Dalam sidang tersebut saksi ahli tata niaga minyak goreng dan kelapa sawit, Wiko Saputra mengatakan bahwa masalah utama dari kelangkaan ini adalah jalur distribusi yang tidak sampai ke konsumen. “Saya tidak turun langsung ke lapangan, tetapi berdasarkan fakta yang ada, barang tersedia tidak banyak baik dari pengecer maupun penimbun,” katanya.
Wiko menambahkan bahwa akibat dari kelangkaan tersebut membuat konsumen panik. Ketika barang masuk, konsumen dengan tingkat daya beli yang tinggi menimbun minyak goreng sehingga konsumen dengan tingkat daya beli rendah, tidak mendapatkan minyak goreng tersebut. Hal itu diperkuat oleh saksi ahli pidana, Agus yang membenarkan bahwa akibat kelangkaan Migor salah satunya adalah distribusi dan panic buying, bukan tentang aspek produksi.
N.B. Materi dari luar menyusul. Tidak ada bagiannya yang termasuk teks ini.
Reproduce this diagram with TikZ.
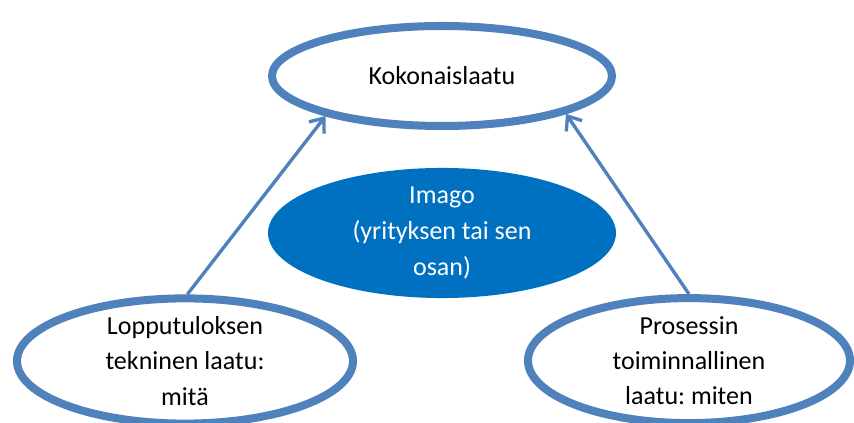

Dalam sidang keterangan BAP saksi ahli, Agus nomor 11 dan 12 cukup ulet diperbincangkan. Disebutkan berdasarkan hasil penyelidikan, terdapat fakta bahwa ditemukan adanya indikasi penyimpangan penerbitan Persetujuan Ekspor (PE) yang dilakukan oleh Kementerian Perdagangan bersama pelaku ekspor CPO oleh Olein (Minyak Goreng) dengan 324 PE terhadap 88 perusahaan, yang mana ketiga perusahaan yang telah menjadi terdakwa termasuk di dalamnya.
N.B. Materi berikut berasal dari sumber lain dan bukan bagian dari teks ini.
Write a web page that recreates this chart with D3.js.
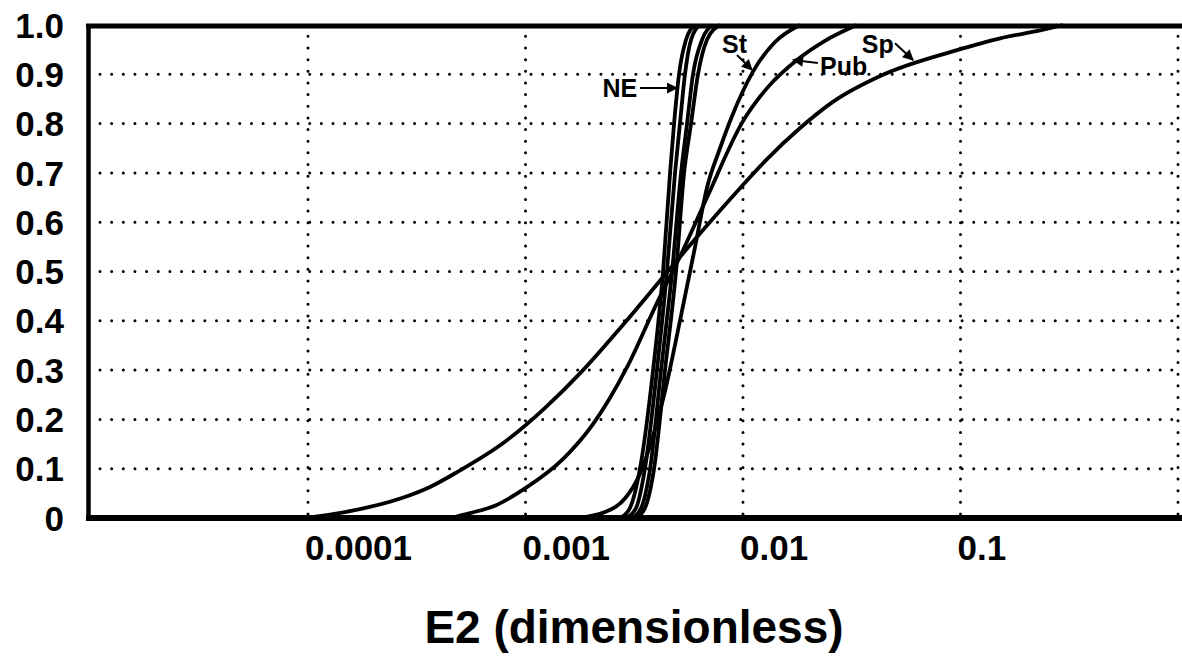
<!DOCTYPE html>
<html>
<head>
<meta charset="utf-8">
<script src="https://cdn.jsdelivr.net/npm/d3@7"></script>
<style>
  body { margin: 0; background: #fff; }
  text { font-family: "Liberation Sans", Arial, Helvetica, sans-serif; font-weight: bold; fill: #000; }
</style>
</head>
<body>
<script>
// tick values and labels
const xTicks = [0.0001, 0.001, 0.01, 0.1, 1];
const xTickLabels = ["0.0001", "0.001", "0.01", "0.1", ""];
const yTicks = [0, 0.1, 0.2, 0.3, 0.4, 0.5, 0.6, 0.7, 0.8, 0.9, 1.0];
const yTickLabels = ["0", "0.1", "0.2", "0.3", "0.4", "0.5", "0.6", "0.7", "0.8", "0.9", "1.0"];

// cumulative curves, [E2, fraction]
const neA = [[0.00272, 0], [0.00302, 0.02], [0.00336, 0.1], [0.00386, 0.3], [0.00429, 0.5], [0.00462, 0.7], [0.00482, 0.8], [0.00508, 0.9], [0.00547, 0.97], [0.00602, 1.0]];
const neB = [[0.0029, 0], [0.00322, 0.02], [0.00354, 0.1], [0.00402, 0.3], [0.00447, 0.5], [0.00487, 0.7], [0.00513, 0.8], [0.00541, 0.9], [0.00577, 0.97], [0.00634, 1.0]];
const neC = [[0.00309, 0], [0.0034, 0.02], [0.00374, 0.1], [0.0042, 0.3], [0.00472, 0.5], [0.00519, 0.7], [0.00553, 0.8], [0.00589, 0.9], [0.00648, 0.97], [0.00728, 1.0]];
const neD = [[0.00322, 0], [0.00354, 0.02], [0.0039, 0.1], [0.00438, 0.3], [0.00492, 0.5], [0.00536, 0.7], [0.00577, 0.8], [0.00621, 0.9], [0.00683, 0.97], [0.00784, 1.0]];
const st = [[0.00174, 0], [0.00232, 0.012], [0.00287, 0.04], [0.00336, 0.09], [0.00382, 0.16], [0.00434, 0.25], [0.00513, 0.4], [0.00602, 0.55], [0.00683, 0.67], [0.00784, 0.75], [0.0089, 0.815], [0.0111, 0.905], [0.014, 0.965], [0.0183, 1.0]];
const pub = [[0.00045, 0], [0.000556, 0.01], [0.000724, 0.025], [0.000995, 0.06], [0.00149, 0.12], [0.00204, 0.19], [0.00293, 0.306], [0.00402, 0.436], [0.00513, 0.53], [0.00683, 0.65], [0.01, 0.805], [0.0129, 0.872], [0.0177, 0.929], [0.0238, 0.968], [0.0334, 1.0]];
const sp = [[0.000097, 0], [0.000148, 0.012], [0.000268, 0.04], [0.000364, 0.063], [0.000489, 0.094], [0.00079, 0.152], [0.00122, 0.222], [0.00184, 0.3], [0.00281, 0.392], [0.00447, 0.498], [0.00634, 0.577], [0.00969, 0.669], [0.0129, 0.728], [0.0183, 0.791], [0.0259, 0.844], [0.044, 0.899], [0.0964, 0.949], [0.152, 0.973], [0.232, 0.989], [0.296, 1.0]];

const curves = [neA, neB, neC, neD, st, pub, sp];

// labels with arrows: text anchor point, arrow start, arrow end
const notes = [
  { text: "NE", anchor: "end", at: [0.00326, 0.854], from: [0.00336, 0.872], to: [0.00497, 0.872] },
  { text: "St", anchor: "start", at: [0.00801, 0.943], from: [0.00938, 0.939], to: [0.011, 0.909] },
  { text: "Pub", anchor: "start", at: [0.0226, 0.899], from: [0.0221, 0.923], to: [0.017, 0.929] },
  { text: "Sp", anchor: "start", at: [0.0352, 0.943], from: [0.05, 0.963], to: [0.0605, 0.929] }
];

const width = 1182,
  height = 656;

const x = d3.scaleLog().domain([0.00001, 1]).range([90.5, 1178]);
const y = d3.scaleLinear().domain([0, 1]).range([518, 25]);

const svg = d3
  .select("body")
  .append("svg")
  .attr("width", width)
  .attr("height", height);

svg.append("rect").attr("width", width).attr("height", height).attr("fill", "#fff");

svg
  .append("defs")
  .append("marker")
  .attr("id", "head")
  .attr("viewBox", "0 0 10 10")
  .attr("refX", 9)
  .attr("refY", 5)
  .attr("markerUnits", "userSpaceOnUse")
  .attr("markerWidth", 13)
  .attr("markerHeight", 11)
  .attr("orient", "auto")
  .append("path")
  .attr("d", "M0,0L10,5L0,10z")
  .attr("fill", "#000");

// dotted grid
svg
  .selectAll(".hgrid")
  .data(yTicks.filter(d => d > 0 && d < 1))
  .enter()
  .append("line")
  .attr("class", "hgrid")
  .attr("x1", 100)
  .attr("x2", x(1))
  .attr("y1", d => y(d))
  .attr("y2", d => y(d))
  .attr("stroke", "#000")
  .attr("stroke-width", 3)
  .attr("stroke-linecap", "round")
  .attr("stroke-dasharray", "0,11.65");

svg
  .selectAll(".vgrid")
  .data(xTicks)
  .enter()
  .append("line")
  .attr("class", "vgrid")
  .attr("x1", d => x(d))
  .attr("x2", d => x(d))
  .attr("y1", y(0) - 4)
  .attr("y2", 36)
  .attr("stroke", "#000")
  .attr("stroke-width", 3)
  .attr("stroke-linecap", "round")
  .attr("stroke-dasharray", "0,11.65");

// frame
svg.append("line").attr("x1", 86).attr("x2", width).attr("y1", 26).attr("y2", 26)
  .attr("stroke", "#000").attr("stroke-width", 5);
svg.append("line").attr("x1", 86).attr("x2", width).attr("y1", 518).attr("y2", 518)
  .attr("stroke", "#000").attr("stroke-width", 6);
svg.append("line").attr("x1", 88.5).attr("x2", 88.5).attr("y1", 24).attr("y2", 521)
  .attr("stroke", "#000").attr("stroke-width", 4.5);

// tick labels
svg
  .selectAll(".ylab")
  .data(yTicks)
  .enter()
  .append("text")
  .attr("class", "ylab")
  .attr("x", 64)
  .attr("y", d => y(d))
  .attr("dy", "0.36em")
  .style("font-size", "35px")
  .style("text-anchor", "end")
  .text((d, i) => yTickLabels[i]);

svg
  .selectAll(".xlab")
  .data(xTicks)
  .enter()
  .append("text")
  .attr("class", "xlab")
  .attr("x", d => x(d) - 3)
  .attr("y", 560)
  .style("font-size", "35px")
  .style("text-anchor", "start")
  .text((d, i) => xTickLabels[i]);

svg
  .append("text")
  .attr("x", 634)
  .attr("y", 643)
  .style("font-size", "46px")
  .style("text-anchor", "middle")
  .text("E2 (dimensionless)");

// curves
const line = d3
  .line()
  .x(d => x(d[0]))
  .y(d => y(d[1]))
  .curve(d3.curveMonotoneX);

svg
  .selectAll(".curve")
  .data(curves)
  .enter()
  .append("path")
  .attr("class", "curve")
  .attr("d", line)
  .attr("fill", "none")
  .attr("stroke", "#000")
  .attr("stroke-width", 3.8);

// annotations
svg
  .selectAll(".arrow")
  .data(notes)
  .enter()
  .append("line")
  .attr("class", "arrow")
  .attr("x1", d => x(d.from[0]))
  .attr("y1", d => y(d.from[1]))
  .attr("x2", d => x(d.to[0]))
  .attr("y2", d => y(d.to[1]))
  .attr("stroke", "#000")
  .attr("stroke-width", 2)
  .attr("marker-end", "url(#head)");

svg
  .selectAll(".note")
  .data(notes)
  .enter()
  .append("text")
  .attr("class", "note")
  .attr("x", d => x(d.at[0]))
  .attr("y", d => y(d.at[1]))
  .style("font-size", "25px")
  .style("text-anchor", d => d.anchor)
  .text(d => d.text);
</script>
</body>
</html>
Dalam hal ini, terdakwa Togar menyampaikan tertulis dalam BAP Saksi Ahli nomor 12, “Karena tidak memenuhi syarat seharusnya ditolak izinnya dan dilampirkan seluruh izinnya.” ujar Saksi Agus dalam kesaksiannya di PN Jakpus.
Hal tersebut kemudian menimbulkan pertanyaan baru dari salah satu terdakwa, Togar yang menanyakan “Apakah hanya 3 perusahaan saja yang Prof katakan DMO-nya tidak terpenuhi?”
“Saya menyampaikan pendapat terkait 3 perusahaan yang dimaksud karena saya disajikan fakta terkait dengan ketiga ini oleh JPU. Saya tidak memiliki kewenangan khusus untuk mengatakan bahwa hanya tiga yang menjadi tersangka karena itu kewenangan dari penyidik” jelas Agus.
Mengenai illegal gain, Agus mengonfirmasi bahwa tidak ada dasar hukum di Indonesia mengenai illegal gain. “Sejauh ini saya juga belum melihat dan mendengar tentang perhitungan illegal gain saya tidak tahu karena itu bukan kompetensi saya.” tambah Agus.